**WHAT YOU WILL DO:**
Type out the data exactly as given. Skip any image.
─── INFORMATION SUPPLIED ───
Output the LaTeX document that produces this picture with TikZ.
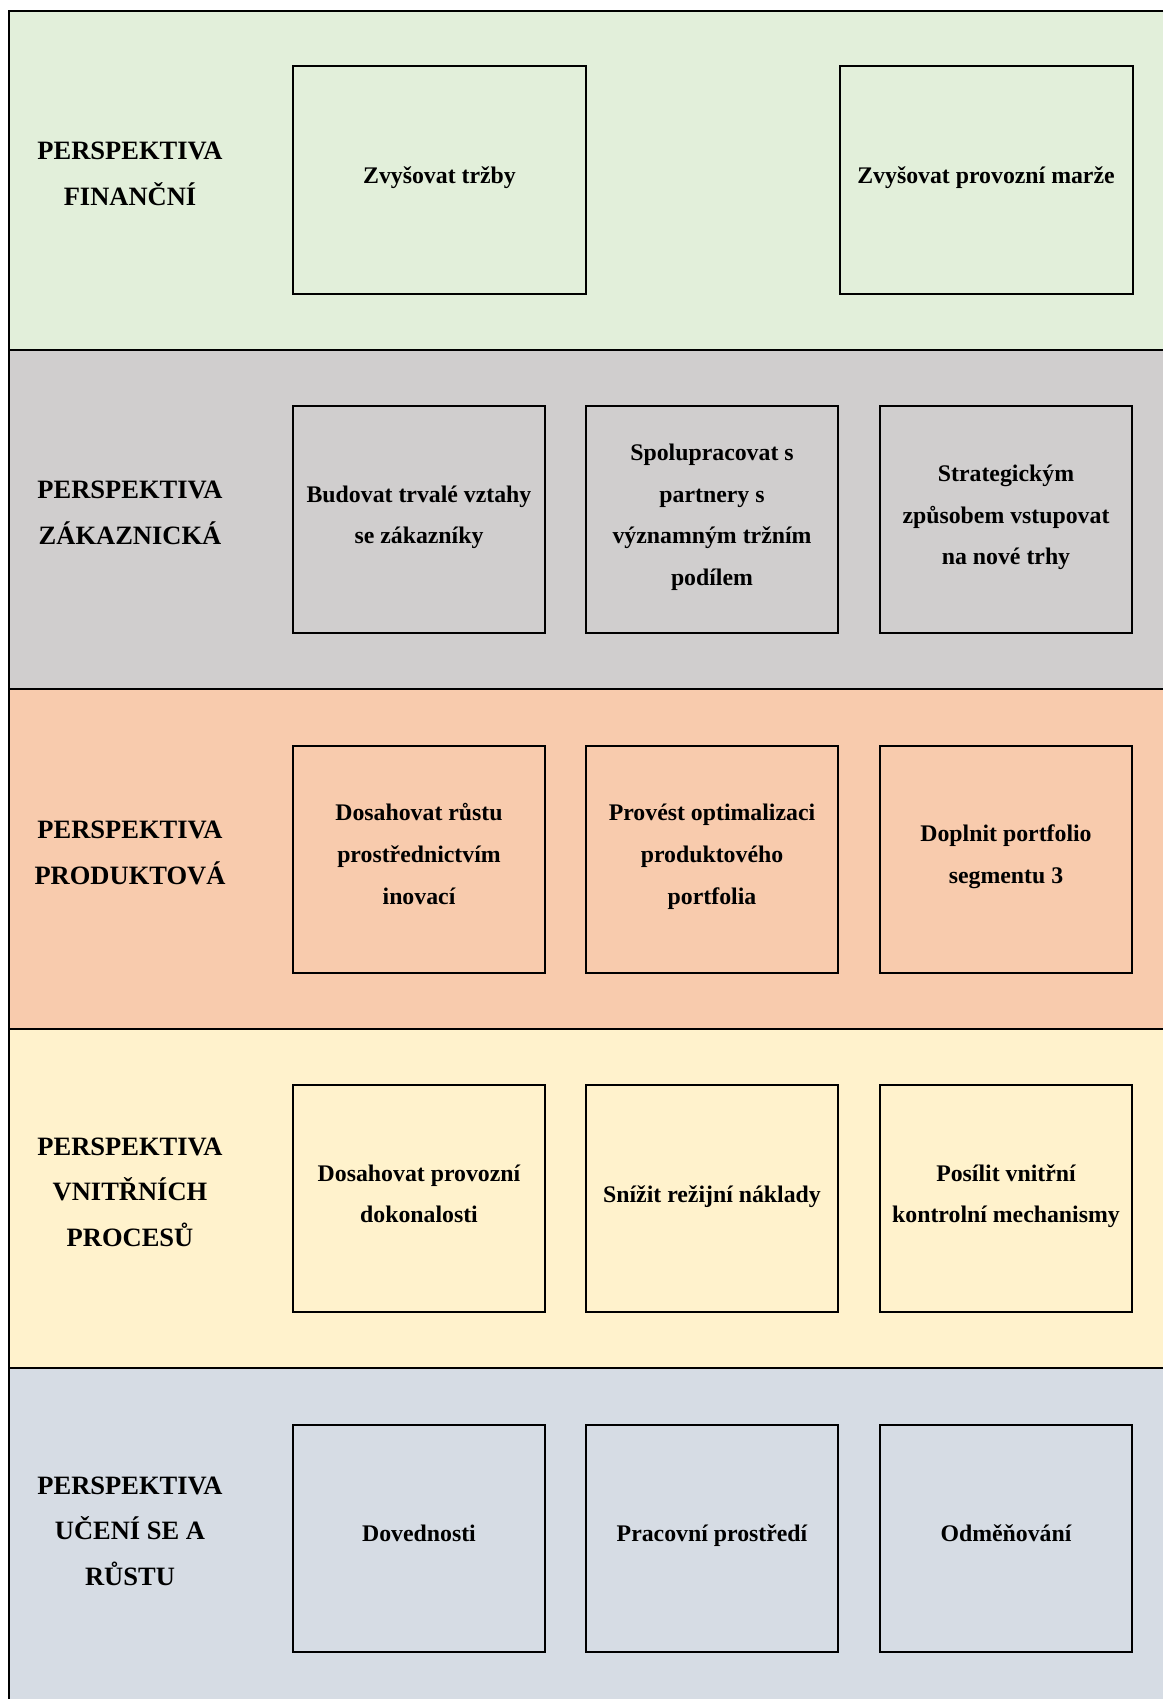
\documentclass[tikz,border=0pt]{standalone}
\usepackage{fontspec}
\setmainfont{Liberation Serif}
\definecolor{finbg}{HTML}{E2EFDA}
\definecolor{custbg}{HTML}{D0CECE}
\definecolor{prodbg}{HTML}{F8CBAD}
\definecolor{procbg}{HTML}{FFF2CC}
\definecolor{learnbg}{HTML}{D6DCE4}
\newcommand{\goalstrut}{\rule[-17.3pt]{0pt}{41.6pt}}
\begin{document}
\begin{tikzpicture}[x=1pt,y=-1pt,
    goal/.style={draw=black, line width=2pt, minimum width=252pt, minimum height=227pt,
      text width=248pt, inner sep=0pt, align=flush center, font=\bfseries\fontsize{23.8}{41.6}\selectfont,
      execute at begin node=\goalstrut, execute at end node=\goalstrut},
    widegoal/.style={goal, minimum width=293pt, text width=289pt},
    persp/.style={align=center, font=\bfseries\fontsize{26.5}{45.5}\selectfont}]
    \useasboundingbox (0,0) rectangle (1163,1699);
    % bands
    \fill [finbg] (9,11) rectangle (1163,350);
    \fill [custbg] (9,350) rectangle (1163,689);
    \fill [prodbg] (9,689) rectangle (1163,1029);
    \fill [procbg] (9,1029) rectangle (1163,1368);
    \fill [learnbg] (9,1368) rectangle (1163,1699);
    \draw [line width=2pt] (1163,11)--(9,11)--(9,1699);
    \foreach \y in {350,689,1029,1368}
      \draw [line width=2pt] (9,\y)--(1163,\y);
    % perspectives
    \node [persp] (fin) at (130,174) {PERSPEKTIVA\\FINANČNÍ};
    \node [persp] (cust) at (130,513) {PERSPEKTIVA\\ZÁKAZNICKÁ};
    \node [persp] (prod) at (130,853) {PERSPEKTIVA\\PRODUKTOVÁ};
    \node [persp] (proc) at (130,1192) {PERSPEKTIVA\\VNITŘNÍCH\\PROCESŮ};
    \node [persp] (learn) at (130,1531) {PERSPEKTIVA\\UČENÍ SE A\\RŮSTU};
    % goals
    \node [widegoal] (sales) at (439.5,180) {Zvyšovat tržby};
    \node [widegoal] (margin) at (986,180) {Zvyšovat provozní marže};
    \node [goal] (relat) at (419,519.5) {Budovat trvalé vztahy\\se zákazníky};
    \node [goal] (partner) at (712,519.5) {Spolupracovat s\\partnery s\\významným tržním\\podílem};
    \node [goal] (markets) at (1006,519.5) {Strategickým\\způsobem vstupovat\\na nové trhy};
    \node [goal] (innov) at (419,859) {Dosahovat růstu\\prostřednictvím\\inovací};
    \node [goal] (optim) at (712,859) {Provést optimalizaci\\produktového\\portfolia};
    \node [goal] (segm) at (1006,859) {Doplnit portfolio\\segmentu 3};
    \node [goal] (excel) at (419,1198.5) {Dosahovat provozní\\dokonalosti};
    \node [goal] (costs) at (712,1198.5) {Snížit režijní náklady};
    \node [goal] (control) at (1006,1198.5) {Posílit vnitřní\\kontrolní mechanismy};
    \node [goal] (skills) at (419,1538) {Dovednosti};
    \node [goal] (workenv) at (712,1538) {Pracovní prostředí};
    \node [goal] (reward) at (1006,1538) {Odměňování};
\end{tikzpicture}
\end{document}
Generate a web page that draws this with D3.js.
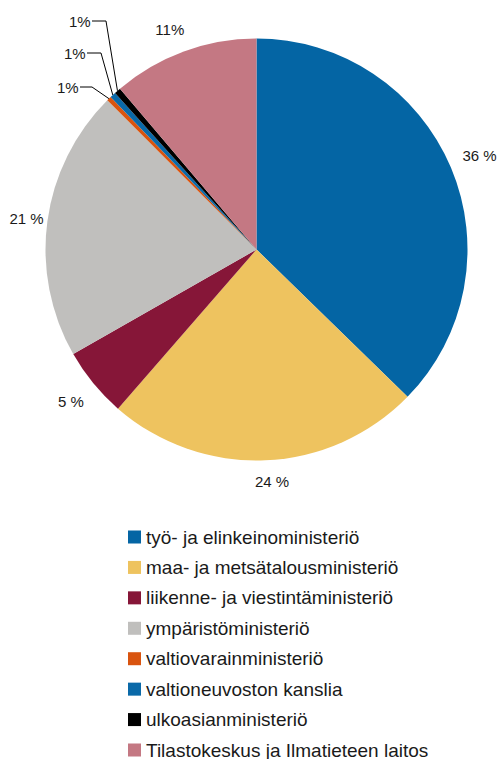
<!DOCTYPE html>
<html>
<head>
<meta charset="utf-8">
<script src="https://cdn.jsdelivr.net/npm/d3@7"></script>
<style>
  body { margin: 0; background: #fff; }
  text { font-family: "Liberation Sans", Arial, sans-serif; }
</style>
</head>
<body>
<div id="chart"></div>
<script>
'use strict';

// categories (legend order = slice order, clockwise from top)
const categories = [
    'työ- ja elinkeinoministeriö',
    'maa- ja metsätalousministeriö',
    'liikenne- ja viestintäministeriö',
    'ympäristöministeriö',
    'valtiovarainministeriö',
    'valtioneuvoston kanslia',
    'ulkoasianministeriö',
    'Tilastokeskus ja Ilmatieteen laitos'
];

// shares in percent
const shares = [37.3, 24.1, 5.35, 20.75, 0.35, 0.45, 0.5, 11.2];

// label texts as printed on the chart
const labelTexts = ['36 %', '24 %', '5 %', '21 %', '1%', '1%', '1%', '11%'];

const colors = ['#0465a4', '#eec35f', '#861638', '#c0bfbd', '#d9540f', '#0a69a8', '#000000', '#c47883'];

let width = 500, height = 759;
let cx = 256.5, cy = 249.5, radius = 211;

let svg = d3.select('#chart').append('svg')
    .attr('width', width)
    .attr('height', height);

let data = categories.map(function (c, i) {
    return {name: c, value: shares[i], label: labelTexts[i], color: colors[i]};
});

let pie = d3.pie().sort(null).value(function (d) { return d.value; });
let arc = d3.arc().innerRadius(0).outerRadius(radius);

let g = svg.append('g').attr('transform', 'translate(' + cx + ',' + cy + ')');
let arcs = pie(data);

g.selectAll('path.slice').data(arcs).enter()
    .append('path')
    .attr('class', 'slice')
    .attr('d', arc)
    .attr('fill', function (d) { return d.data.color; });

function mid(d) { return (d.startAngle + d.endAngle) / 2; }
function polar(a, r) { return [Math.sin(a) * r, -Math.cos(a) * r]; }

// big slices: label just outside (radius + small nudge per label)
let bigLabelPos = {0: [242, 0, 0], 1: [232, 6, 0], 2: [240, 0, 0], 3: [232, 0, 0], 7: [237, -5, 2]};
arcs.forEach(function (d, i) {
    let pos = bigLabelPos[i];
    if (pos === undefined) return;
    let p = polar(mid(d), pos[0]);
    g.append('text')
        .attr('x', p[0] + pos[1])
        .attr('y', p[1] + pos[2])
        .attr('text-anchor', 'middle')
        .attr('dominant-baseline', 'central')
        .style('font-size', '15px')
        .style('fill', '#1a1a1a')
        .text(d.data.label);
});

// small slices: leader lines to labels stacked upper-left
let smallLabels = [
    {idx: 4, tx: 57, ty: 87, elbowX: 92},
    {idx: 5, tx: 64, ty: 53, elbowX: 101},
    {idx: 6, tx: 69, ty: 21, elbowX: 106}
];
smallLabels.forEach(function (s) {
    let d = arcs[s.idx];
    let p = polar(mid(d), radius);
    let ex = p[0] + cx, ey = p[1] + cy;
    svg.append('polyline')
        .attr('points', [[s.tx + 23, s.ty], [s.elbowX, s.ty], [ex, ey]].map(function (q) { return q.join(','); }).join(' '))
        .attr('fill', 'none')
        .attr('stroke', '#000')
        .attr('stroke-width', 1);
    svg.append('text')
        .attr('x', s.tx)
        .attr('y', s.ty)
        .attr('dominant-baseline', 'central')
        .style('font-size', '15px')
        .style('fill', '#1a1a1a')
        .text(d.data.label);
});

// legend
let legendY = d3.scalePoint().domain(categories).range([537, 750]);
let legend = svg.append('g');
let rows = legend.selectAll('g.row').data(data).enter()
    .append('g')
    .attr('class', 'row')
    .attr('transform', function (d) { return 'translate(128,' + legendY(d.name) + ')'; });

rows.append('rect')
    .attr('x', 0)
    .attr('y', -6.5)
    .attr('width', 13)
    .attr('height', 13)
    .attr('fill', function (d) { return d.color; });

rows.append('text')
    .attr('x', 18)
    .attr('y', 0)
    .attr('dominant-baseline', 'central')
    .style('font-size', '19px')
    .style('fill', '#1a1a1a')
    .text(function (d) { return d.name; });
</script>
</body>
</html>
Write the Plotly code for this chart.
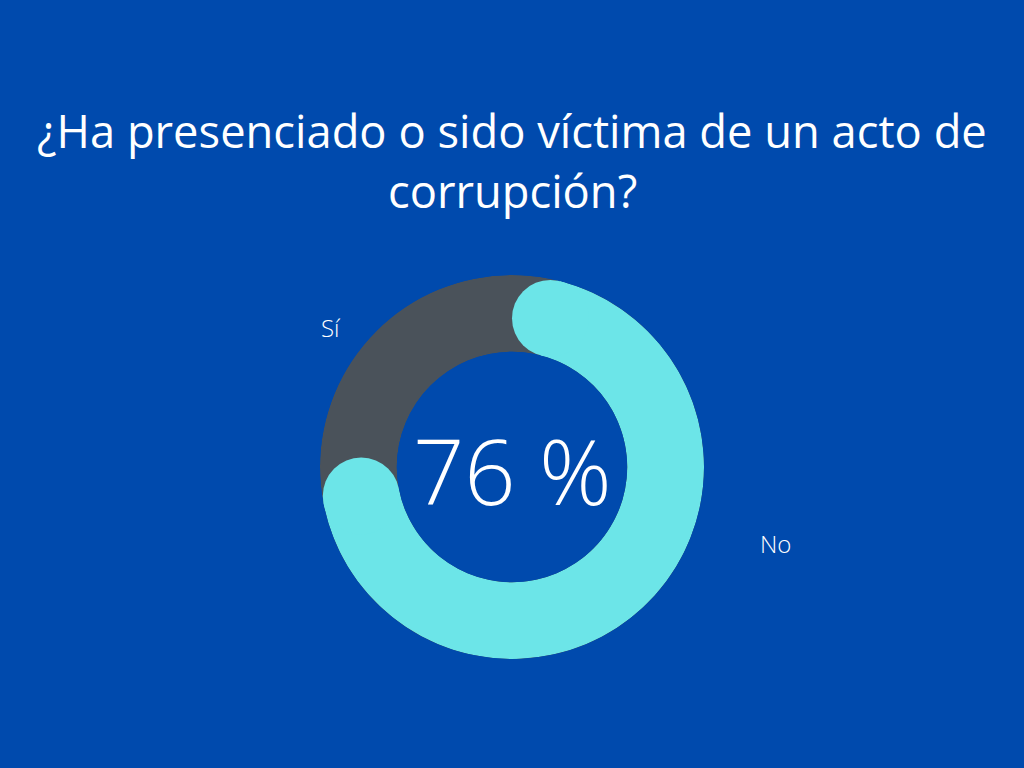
───
**CORRECT RESPONSE:**
Output the LaTeX document that produces this picture with TikZ.
\documentclass[tikz,border=0pt]{standalone}
\usepackage{fontspec}
\setmainfont{Liberation Serif}
\definecolor{finbg}{HTML}{E2EFDA}
\definecolor{custbg}{HTML}{D0CECE}
\definecolor{prodbg}{HTML}{F8CBAD}
\definecolor{procbg}{HTML}{FFF2CC}
\definecolor{learnbg}{HTML}{D6DCE4}
\newcommand{\goalstrut}{\rule[-17.3pt]{0pt}{41.6pt}}
\begin{document}
\begin{tikzpicture}[x=1pt,y=-1pt,
    goal/.style={draw=black, line width=2pt, minimum width=252pt, minimum height=227pt,
      text width=248pt, inner sep=0pt, align=flush center, font=\bfseries\fontsize{23.8}{41.6}\selectfont,
      execute at begin node=\goalstrut, execute at end node=\goalstrut},
    widegoal/.style={goal, minimum width=293pt, text width=289pt},
    persp/.style={align=center, font=\bfseries\fontsize{26.5}{45.5}\selectfont}]
    \useasboundingbox (0,0) rectangle (1163,1699);
    % bands
    \fill [finbg] (9,11) rectangle (1163,350);
    \fill [custbg] (9,350) rectangle (1163,689);
    \fill [prodbg] (9,689) rectangle (1163,1029);
    \fill [procbg] (9,1029) rectangle (1163,1368);
    \fill [learnbg] (9,1368) rectangle (1163,1699);
    \draw [line width=2pt] (1163,11)--(9,11)--(9,1699);
    \foreach \y in {350,689,1029,1368}
      \draw [line width=2pt] (9,\y)--(1163,\y);
    % perspectives
    \node [persp] (fin) at (130,174) {PERSPEKTIVA\\FINANČNÍ};
    \node [persp] (cust) at (130,513) {PERSPEKTIVA\\ZÁKAZNICKÁ};
    \node [persp] (prod) at (130,853) {PERSPEKTIVA\\PRODUKTOVÁ};
    \node [persp] (proc) at (130,1192) {PERSPEKTIVA\\VNITŘNÍCH\\PROCESŮ};
    \node [persp] (learn) at (130,1531) {PERSPEKTIVA\\UČENÍ SE A\\RŮSTU};
    % goals
    \node [widegoal] (sales) at (439.5,180) {Zvyšovat tržby};
    \node [widegoal] (margin) at (986,180) {Zvyšovat provozní marže};
    \node [goal] (relat) at (419,519.5) {Budovat trvalé vztahy\\se zákazníky};
    \node [goal] (partner) at (712,519.5) {Spolupracovat s\\partnery s\\významným tržním\\podílem};
    \node [goal] (markets) at (1006,519.5) {Strategickým\\způsobem vstupovat\\na nové trhy};
    \node [goal] (innov) at (419,859) {Dosahovat růstu\\prostřednictvím\\inovací};
    \node [goal] (optim) at (712,859) {Provést optimalizaci\\produktového\\portfolia};
    \node [goal] (segm) at (1006,859) {Doplnit portfolio\\segmentu 3};
    \node [goal] (excel) at (419,1198.5) {Dosahovat provozní\\dokonalosti};
    \node [goal] (costs) at (712,1198.5) {Snížit režijní náklady};
    \node [goal] (control) at (1006,1198.5) {Posílit vnitřní\\kontrolní mechanismy};
    \node [goal] (skills) at (419,1538) {Dovednosti};
    \node [goal] (workenv) at (712,1538) {Pracovní prostředí};
    \node [goal] (reward) at (1006,1538) {Odměňování};
\end{tikzpicture}
\end{document}
Generate a web page that draws this with D3.js.
<!DOCTYPE html>
<html>
<head>
<meta charset="utf-8">
<script src="https://cdn.jsdelivr.net/npm/d3@7"></script>
<style>
  body { margin: 0; background: #fff; }
  text { font-family: "Liberation Sans", Arial, sans-serif; }
</style>
</head>
<body>
<div id="chart"></div>
<script>
'use strict';

// categories (legend order = slice order, clockwise from top)
const categories = [
    'työ- ja elinkeinoministeriö',
    'maa- ja metsätalousministeriö',
    'liikenne- ja viestintäministeriö',
    'ympäristöministeriö',
    'valtiovarainministeriö',
    'valtioneuvoston kanslia',
    'ulkoasianministeriö',
    'Tilastokeskus ja Ilmatieteen laitos'
];

// shares in percent
const shares = [37.3, 24.1, 5.35, 20.75, 0.35, 0.45, 0.5, 11.2];

// label texts as printed on the chart
const labelTexts = ['36 %', '24 %', '5 %', '21 %', '1%', '1%', '1%', '11%'];

const colors = ['#0465a4', '#eec35f', '#861638', '#c0bfbd', '#d9540f', '#0a69a8', '#000000', '#c47883'];

let width = 500, height = 759;
let cx = 256.5, cy = 249.5, radius = 211;

let svg = d3.select('#chart').append('svg')
    .attr('width', width)
    .attr('height', height);

let data = categories.map(function (c, i) {
    return {name: c, value: shares[i], label: labelTexts[i], color: colors[i]};
});

let pie = d3.pie().sort(null).value(function (d) { return d.value; });
let arc = d3.arc().innerRadius(0).outerRadius(radius);

let g = svg.append('g').attr('transform', 'translate(' + cx + ',' + cy + ')');
let arcs = pie(data);

g.selectAll('path.slice').data(arcs).enter()
    .append('path')
    .attr('class', 'slice')
    .attr('d', arc)
    .attr('fill', function (d) { return d.data.color; });

function mid(d) { return (d.startAngle + d.endAngle) / 2; }
function polar(a, r) { return [Math.sin(a) * r, -Math.cos(a) * r]; }

// big slices: label just outside (radius + small nudge per label)
let bigLabelPos = {0: [242, 0, 0], 1: [232, 6, 0], 2: [240, 0, 0], 3: [232, 0, 0], 7: [237, -5, 2]};
arcs.forEach(function (d, i) {
    let pos = bigLabelPos[i];
    if (pos === undefined) return;
    let p = polar(mid(d), pos[0]);
    g.append('text')
        .attr('x', p[0] + pos[1])
        .attr('y', p[1] + pos[2])
        .attr('text-anchor', 'middle')
        .attr('dominant-baseline', 'central')
        .style('font-size', '15px')
        .style('fill', '#1a1a1a')
        .text(d.data.label);
});

// small slices: leader lines to labels stacked upper-left
let smallLabels = [
    {idx: 4, tx: 57, ty: 87, elbowX: 92},
    {idx: 5, tx: 64, ty: 53, elbowX: 101},
    {idx: 6, tx: 69, ty: 21, elbowX: 106}
];
smallLabels.forEach(function (s) {
    let d = arcs[s.idx];
    let p = polar(mid(d), radius);
    let ex = p[0] + cx, ey = p[1] + cy;
    svg.append('polyline')
        .attr('points', [[s.tx + 23, s.ty], [s.elbowX, s.ty], [ex, ey]].map(function (q) { return q.join(','); }).join(' '))
        .attr('fill', 'none')
        .attr('stroke', '#000')
        .attr('stroke-width', 1);
    svg.append('text')
        .attr('x', s.tx)
        .attr('y', s.ty)
        .attr('dominant-baseline', 'central')
        .style('font-size', '15px')
        .style('fill', '#1a1a1a')
        .text(d.data.label);
});

// legend
let legendY = d3.scalePoint().domain(categories).range([537, 750]);
let legend = svg.append('g');
let rows = legend.selectAll('g.row').data(data).enter()
    .append('g')
    .attr('class', 'row')
    .attr('transform', function (d) { return 'translate(128,' + legendY(d.name) + ')'; });

rows.append('rect')
    .attr('x', 0)
    .attr('y', -6.5)
    .attr('width', 13)
    .attr('height', 13)
    .attr('fill', function (d) { return d.color; });

rows.append('text')
    .attr('x', 18)
    .attr('y', 0)
    .attr('dominant-baseline', 'central')
    .style('font-size', '19px')
    .style('fill', '#1a1a1a')
    .text(function (d) { return d.name; });
</script>
</body>
</html>
Write the Plotly code for this chart.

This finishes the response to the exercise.